Custom 10×20 tent being used by the Molly Helmuth racing team for Oval racing.

Securing your tent

Securing your EZ ups is an often over looked portion of your paddock set up for the weekend. I have seen dozens of tents fly away, get destroyed, or plain out just collapse because they were not properly addressed prior to something happening. Having something to weigh each leg down is the strongest start to keeping your tent in the trailer for a long time. You can use anything as ballast, but we normally use spare wheels and tires. They are easy to strap to, weigh a good bit, and are easy to move if needed. At night if we are leaving the car out, we will tie the tent to the car to keep it secure during the night. One thing to remember, is that if it gets really windy, as much as you may not want to take shelter down, it could be beneficial to take the the tent down. We have seen tents that are secured to trailers fly away, even lifting the side of a empty trailer in the air because it was acting like such a sail. Needless to say that tent was also destroyed, but it happened to damage that trailer, as well as dent a race car on the other side of the trailer as it flew. So be prepped for that!

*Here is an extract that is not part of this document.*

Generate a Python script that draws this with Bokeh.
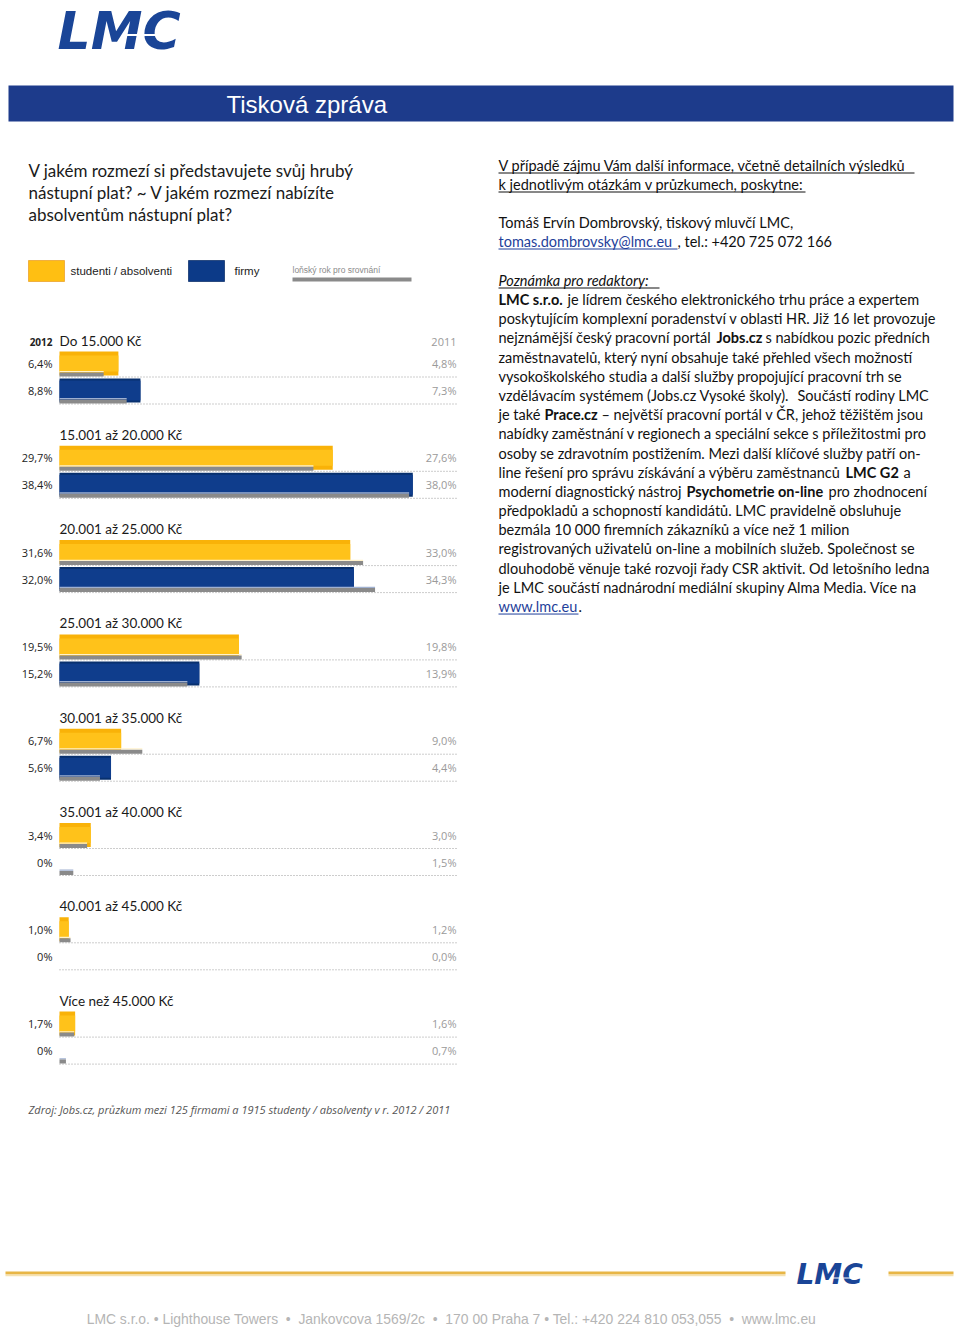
from bokeh.plotting import figure
from bokeh.models import Range1d, ColumnDataSource
from bokeh.core.properties import value
from bokeh.embed import file_html
from bokeh.resources import INLINE

# ---------------- data ----------------
categories = ["Do 15.000 Kč", "15.001 až 20.000 Kč", "20.001 až 25.000 Kč",
              "25.001 až 30.000 Kč", "30.001 až 35.000 Kč", "35.001 až 40.000 Kč",
              "40.001 až 45.000 Kč", "Více než 45.000 Kč"]
students_2012 = [6.4, 29.7, 31.6, 19.5, 6.7, 3.4, 1.0, 1.7]
firms_2012 = [8.8, 38.4, 32.0, 15.2, 5.6, 0.0, 0.0, 0.0]
students_2011 = [4.8, 27.6, 33.0, 19.8, 9.0, 3.0, 1.2, 1.6]
firms_2011 = [7.3, 38.0, 34.3, 13.9, 4.4, 1.5, 0.0, 0.7]

legend_labels = ["studenti / absolventi", "firmy", "loňský rok pro srovnání"]
year_now, year_prev = "2012", "2011"


def fmt(v, keep_decimal=False):
    if v == 0 and not keep_decimal:
        return "0%"
    return ("%.1f" % v).replace(".", ",") + "%"


W, H = 960, 1328
p = figure(width=W, height=H, x_range=Range1d(0, W), y_range=Range1d(H, 0),
           output_backend="svg", toolbar_location=None, min_border=0,
           x_axis_location=None, y_axis_location=None)
p.grid.visible = False
p.outline_line_color = None
p.background_fill_color = "white"
p.border_fill_color = "white"

# percent scale for the bars: 0 % sits at x=59 px, 9.2 px per percent
X0, PX = 59, 9.2
p.extra_x_ranges = {"pct": Range1d(-X0 / PX, (W - X0) / PX)}


def txt(x, y, s, size, color="#111111", font="Lato", style="normal",
        align="left", baseline="middle"):
    p.text(x=[x], y=[y], text=[s], text_font=value(font),
           text_font_size=value("%spx" % size), text_font_style=value(style),
           text_color=color, text_align=align, text_baseline=baseline)


# ---------------- header ----------------
txt(57, 0.3, "LMC", 52, color="#1a4597", font="DejaVu Sans",
    style="bold italic", baseline="top")
p.segment(x0=[126], y0=[34.5], x1=[194], y1=[34.5], line_color="white", line_width=2)
p.quad(left=[8], right=[953], top=[85], bottom=[121], fill_color="#1d3b8b",
       line_color=None)
txt(226, 104, "Tisková zpráva", 24, color="white", font="Liberation Sans")

# ---------------- left title ----------------
for i, line in enumerate(["V jakém rozmezí si představujete svůj hrubý",
                          "nástupní plat? ~ V jakém rozmezí nabízíte",
                          "absolventům nástupní plat?"]):
    txt(28, 170 + 22 * i, line, 17, color="#1a1a1a", font="Lato")

# ---------------- legend ----------------
p.quad(left=[28], right=[64], top=[260], bottom=[281], fill_color="#ffbf12",
       line_color="#f0b040")
txt(70, 270, legend_labels[0], 11.5, color="#222222", font="Liberation Sans")
p.quad(left=[188], right=[224], top=[260], bottom=[281], fill_color="#0c3a88",
       line_color="#2a4a80")
txt(234, 270, legend_labels[1], 11.5, color="#222222", font="Liberation Sans")
txt(292, 269, legend_labels[2], 8.5, color="#8a8a8a", font="Liberation Sans")
p.quad(left=[292], right=[411], top=[277], bottom=[281], fill_color="#8a8a8a",
       line_color=None)

# ---------------- bars ----------------
n = len(categories)
GAP, T0 = 94.3, 340.0
tops = [T0 + GAP * i for i in range(n)]
src = ColumnDataSource(dict(
    t=tops,
    yc=[t + 23 for t in tops], yg=[t + 34 for t in tops], yw=[t + 31.2 for t in tops],
    bc=[t + 50 for t in tops], bg=[t + 61 for t in tops], bw=[t + 58.2 for t in tops],
    s12=students_2012, f12=firms_2012, s11=students_2011, f11=firms_2011,
))

p.hbar(y="yc", left=0, right="s12", height=24, source=src, x_range_name="pct",
       fill_color="#f9b208", line_color=None)
p.hbar(y="yc", left=0, right="s12", height=16, source=src, x_range_name="pct",
       fill_color="#ffc21a", line_color=None)
p.hbar(y="bc", left=0, right="f12", height=24, source=src, x_range_name="pct",
       fill_color="#08306e", line_color=None)
p.hbar(y="bc", left=0, right="f12", height=20, source=src, x_range_name="pct",
       fill_color="#0f3d8c", line_color=None)

for yw, yg, col in (("yw", "yg", "s11"), ("bw", "bg", "f11")):
    p.hbar(y=yw, left=0, right=col, height=1.3, source=src, x_range_name="pct",
           fill_color="#fff2cc" if col == "s11" else "#9fb0d0", line_color=None)
    p.hbar(y=yg, left=0, right=col, height=4, source=src, x_range_name="pct",
           fill_color="#8a8a8a", line_color=None)

for i, t in enumerate(tops):
    p.segment(x0=[59, 59], y0=[t + 36.5, t + 63.5], x1=[456, 456], y1=[t + 36.5, t + 63.5],
              line_color="#9a9a9a", line_width=1, line_dash="1 2")
    txt(59, t, categories[i], 13.5, color="#1a1a1a", font="Lato")
    txt(52, t + 23, fmt(students_2012[i]), 11, color="#222222", font="Open Sans",
        align="right")
    txt(52, t + 50, fmt(firms_2012[i]), 11, color="#222222", font="Open Sans",
        align="right")
    txt(456, t + 23, fmt(students_2011[i], True), 11, color="#9a9a9a",
        font="Open Sans", align="right")
    txt(456, t + 50, fmt(firms_2011[i], True), 11, color="#9a9a9a",
        font="Open Sans", align="right")

txt(52, T0 + 1, year_now, 10, color="#222222", font="Open Sans", style="bold",
    align="right")
txt(456, T0 + 1, year_prev, 11, color="#9a9a9a", font="Open Sans", align="right")

txt(28, 1109, "Zdroj: Jobs.cz, průzkum mezi 125 firmami a 1915 studenty / absolventy v r. 2012 / 2011",
    11, color="#555555", font="Open Sans", style="italic")

# ---------------- right column ----------------
FS = 14.5
RX = 498
link = "#1f3f9a"
lines = [
    (165, [(RX, "V případě zájmu Vám další informace, včetně detailních výsledků", "normal", "#111111")], (498, 914)),
    (184, [(RX, "k jednotlivým otázkám v průzkumech, poskytne:", "normal", "#111111")], (498, 805)),
    (222, [(RX, "Tomáš Ervín Dombrovský, tiskový mluvčí LMC,", "normal", "#111111")], None),
    (241, [(RX, "tomas.dombrovsky@lmc.eu", "normal", link),
           (677, ", tel.: +420 725 072 166", "normal", "#111111")], (498, 677)),
    (280, [(RX, "Poznámka pro redaktory:", "italic", "#111111")], (498, 659)),
]
body = [
    [(RX, "LMC s.r.o.", "bold"), (567, "je lídrem českého elektronického trhu práce a expertem", "normal")],
    [(RX, "poskytujícím komplexní poradenství v oblasti HR. Již 16 let provozuje", "normal")],
    [(RX, "nejznámější český pracovní portál", "normal"), (716, "Jobs.cz", "bold"),
     (765, "s nabídkou pozic předních", "normal")],
    [(RX, "zaměstnavatelů, který nyní obsahuje také přehled všech možností", "normal")],
    [(RX, "vysokoškolského studia a další služby propojující pracovní trh se", "normal")],
    [(RX, "vzdělávacím systémem (Jobs.cz Vysoké školy).", "normal"),
     (797, "Součástí rodiny LMC", "normal")],
    [(RX, "je také", "normal"), (544, "Prace.cz", "bold"),
     (601, "– největší pracovní portál v ČR, jehož těžištěm jsou", "normal")],
    [(RX, "nabídky zaměstnání v regionech a speciální sekce s příležitostmi pro", "normal")],
    [(RX, "osoby se zdravotním postižením. Mezi další klíčové služby patří on-", "normal")],
    [(RX, "line řešení pro správu získávání a výběru zaměstnanců", "normal"),
     (845, "LMC G2", "bold"), (903, "a", "normal")],
    [(RX, "moderní diagnostický nástroj", "normal"), (686, "Psychometrie on-line", "bold"),
     (828, "pro zhodnocení", "normal")],
    [(RX, "předpokladů a schopností kandidátů. LMC pravidelně obsluhuje", "normal")],
    [(RX, "bezmála 10 000 firemních zákazníků a více než 1 milion", "normal")],
    [(RX, "registrovaných uživatelů on-line a mobilních služeb. Společnost se", "normal")],
    [(RX, "dlouhodobě věnuje také rozvoji řady CSR aktivit. Od letošního ledna", "normal")],
    [(RX, "je LMC součástí nadnárodní mediální skupiny Alma Media. Více na", "normal")],
]
for y, segs, ul in lines:
    for x, s, st, c in segs:
        txt(x, y, s, FS, color=c, font="Lato", style=st)
    if ul:
        p.segment(x0=[ul[0]], y0=[y + 7.5], x1=[ul[1]], y1=[y + 7.5],
                  line_color=segs[0][3], line_width=1)
for k, segs in enumerate(body):
    y = 299 + 19.19 * k
    for x, s, st in segs:
        txt(x, y, s, FS, color="#111111", font="Lato", style=st)
y_last = 299 + 19.19 * len(body)
txt(RX, y_last, "www.lmc.eu", FS, color=link, font="Lato")
txt(578, y_last, ".", FS, color="#111111", font="Lato")
p.segment(x0=[498], y0=[y_last + 7.5], x1=[578], y1=[y_last + 7.5], line_color=link,
          line_width=1)

# ---------------- footer ----------------
for x0, x1 in ((5, 785), (888, 953)):
    p.segment(x0=[x0], y0=[1272.5], x1=[x1], y1=[1272.5], line_color="#e8b646", line_width=3)
    p.segment(x0=[x0], y0=[1275], x1=[x1], y1=[1275], line_color="#f6e2b0", line_width=1.5)
txt(796, 1274, "LMC", 28, color="#1a4597", font="DejaVu Sans",
    style="bold italic", baseline="alphabetic")
p.segment(x0=[832], y0=[1277.5], x1=[870], y1=[1277.5], line_color="white", line_width=1.2)
S2 = "\u00a0\u00a0•\u00a0\u00a0"
footer = ("LMC s.r.o. • Lighthouse Towers" + S2 + "Jankovcova 1569/2c" + S2 +
          "170 00 Praha 7 • Tel.: +420 224 810 053,055" + S2 + "www.lmc.eu")
txt(451, 1318, footer, 13.9, color="#b5b5b5", font="Liberation Sans", align="center")

open("out.html", "w").write(file_html(p, INLINE))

Again, there is no right or wrong way to EZ up! You just have to determine what is best for you and your needs. If you are solo and need to be quick on paddock load in and out, then some light weight 10×10 options may be in your cards. If you have a friend to help, or maybe you are part of a team, then going with the bigger/beefier tents will be your call for sure (I would be worried if it was not!). If you are running with the pros… then you are paying for someone to handle this stuff for you! Get out there, get some shade and shelter for your day so you can maximize your enjoyment, and as always, don’t forget to have fun!